Nesse fluxo do tempo, Herzog parece desenhar o princípio da criação do próprio cinema, que começa a ser concebido como imagem, como desenhos que simulam o movimento, criando efeitos de ilusão, de profundidade. Da luz e das sombras como catalisadores desse movimento, que emprestam vida ao inanimado. Ao filmar a história contada pelos desenhos, a câmera parece captar uma espécie de documentário épico sobre a vida selvagem daquele tempo, sobre a relação daquele homem com a natureza, que ganha vida nas paredes disformes e irregulares da caverna. Refletido nesse espelho temporal, Herzog encontra o seu duplo, reflexo de si mesmo, do artista que, assim como ele, documentou seu mundo e seu tempo, e que com ele pareceu dividir preocupações e reflexões semelhantes acerca de sua contemporaneidade, de sua percepção diante do mundo. Uma cena que parece essencial nesse sentido se dá fora da caverna, quando o diretor filma dois jacarés albinos na água, afundando, como se fossem um reflexo do outro. Ali, Herzog se pergunta se, assim como aqueles jacarés, que sofreram mutações genéticas devido à presença de uma usina de energia atômica na região, não seríamos também reflexos de nossa própria existência, ao olharmos para aquelas pinturas, para aquela cápsula onde se calcificou o tempo, as memórias do mundo.

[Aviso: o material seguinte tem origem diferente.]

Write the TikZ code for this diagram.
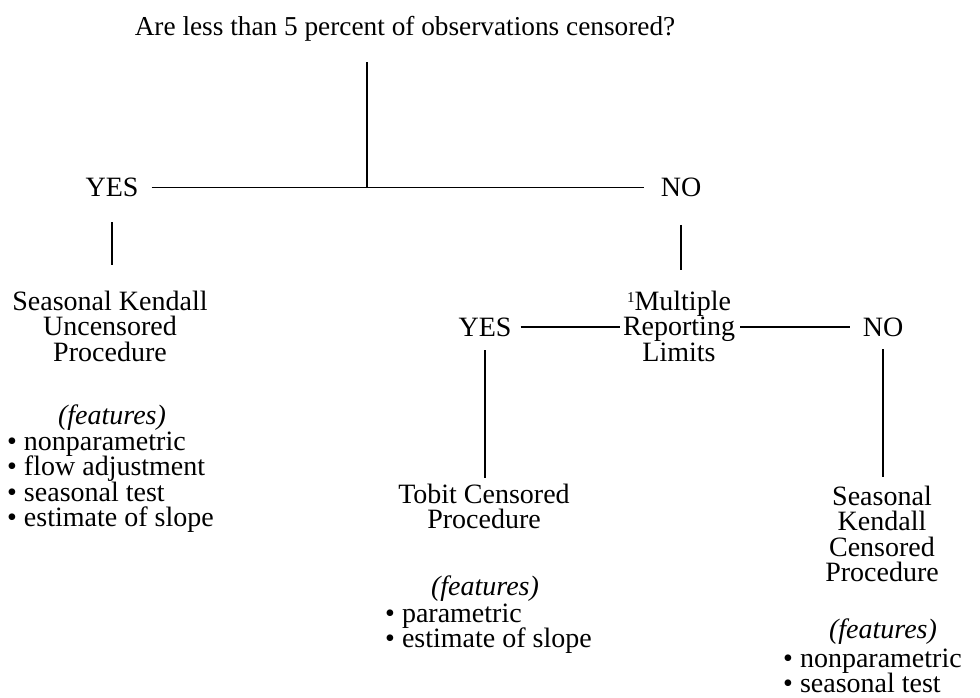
\documentclass[tikz,border=0pt]{standalone}
\usepackage{fontspec}
\setmainfont{Liberation Serif}
\newcommand\myTop{\rule{0pt}{20pt}}
\newcommand\bul{\textbullet\hspace{7pt}}
\newcommand\supone{\raisebox{8pt}{\fontsize{15}{15}\selectfont 1}}
\begin{document}
\lineskiplimit=-30pt
\begin{tikzpicture}[x=1pt,y=-1pt,
  every node/.style={inner sep=0pt, font=\fontsize{28}{25.5}\selectfont},
  lbl/.style={anchor=base},
  blk/.style={anchor=north, align=center},
  feat/.style={anchor=base, font=\fontsize{28}{25.5}\selectfont\itshape},
  lst/.style={anchor=north west, align=left},
  conn/.style={line width=1.6pt}]
\useasboundingbox (0,0) rectangle (980,698);
% question
\node[lbl, font=\fontsize{27.3}{25.5}\selectfont] (q) at (405,36) {Are less than 5 percent of observations censored?};
\coordinate (j) at (367,188);
\node[lbl] (yes) at (112,196.5) {YES};
\node[lbl] (no) at (681,196.5) {NO};
% left branch
\node[blk] (sku) at (110,290) {\myTop Seasonal Kendall\\Uncensored\\Procedure};
\node[feat] (f1) at (112,424) {(features)};
\node[lst] (l1) at (7,430) {\myTop\bul nonparametric\\\bul flow adjustment\\\bul seasonal test\\\bul estimate of slope};
% right branch
\node[blk] (mrl) at (679,290) {\myTop\supone Multiple\\Reporting\\Limits};
\node[lbl] (yes2) at (485,336) {YES};
\node[lbl] (no2) at (883,336) {NO};
\node[blk] (tob) at (484,483) {\myTop Tobit Censored\\Procedure};
\node[feat] (f2) at (485,595) {(features)};
\node[lst] (l2) at (385,602) {\myTop\bul parametric\\\bul estimate of slope};
\node[blk] (skc) at (882,485) {\myTop Seasonal\\Kendall\\Censored\\Procedure};
\node[feat] (f3) at (883,638) {(features)};
\node[lst] (l3) at (783,647) {\myTop\bul nonparametric\\\bul seasonal test};
% connectors
\draw[conn, shorten >=20pt] (j) -- (j |- q.south);
\draw[conn, shorten <=13pt, shorten >=17pt] (yes.east) -- (no.west);
\draw[conn, shorten <=25.5pt, shorten >=25pt] (yes.south) -- (yes.south |- sku.north);
\draw[conn, shorten <=28pt, shorten >=20pt] (no.south) -- (no.south |- mrl.north);
\draw[conn, shorten <=9pt, shorten >=3pt] (yes2.east) -- (yes2.east -| mrl.west);
\draw[conn, shorten <=5pt, shorten >=13pt] (no2.west -| mrl.east) -- (no2.west);
\draw[conn, shorten <=14pt, shorten >=5pt] (yes2.south) -- (yes2.south |- tob.north);
\draw[conn, shorten <=13pt, shorten >=8pt] (no2.south) -- (no2.south |- skc.north);
\end{tikzpicture}
\end{document}
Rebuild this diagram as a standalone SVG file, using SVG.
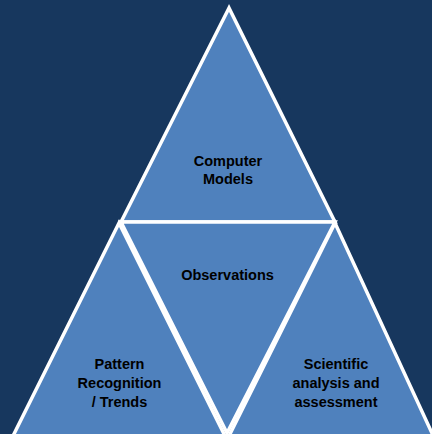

O cinema, que nasce na caverna pelas mãos de um artista anônimo, e percorre um longo caminho até se materializar no cinematógrafo criado pelos irmãos Lumière, e seus filmes que registravam o fluxo, o movimento da vida, das pessoas, do mundo, se convergem no 3D utilizado por Herzog, que dá corpo a esse anacronismo deflagrador do mundo, da arte, do cinema. O que move esse artista das cavernas a dar movimento a um momento, a um tempo, a uma transitoriedade, é o mesmo que move os Lumière a buscar a ilusão do movimento para aprisionar a duração do tempo, e o mesmo que move Herzog a confrontar o mundo com suas imagens desbravadoras. Os desenhos dos animais que parecem correr pela infinitude da escuridão da caverna são os trabalhadores que saem das fábricas em A Saída da Fábrica Lumière em Lyon,na infinitude da escuridão da sala de cinema. São os astronautas que partem para o espaço a procura de um novo planeta para se viver em Além do Azul Infinito. Caverna dos Sonhos Perdidos é, assim, um espelho temporal que, a cada ângulo, reflete uma faceta de tempos em que o cinema ainda tentava se encontrar.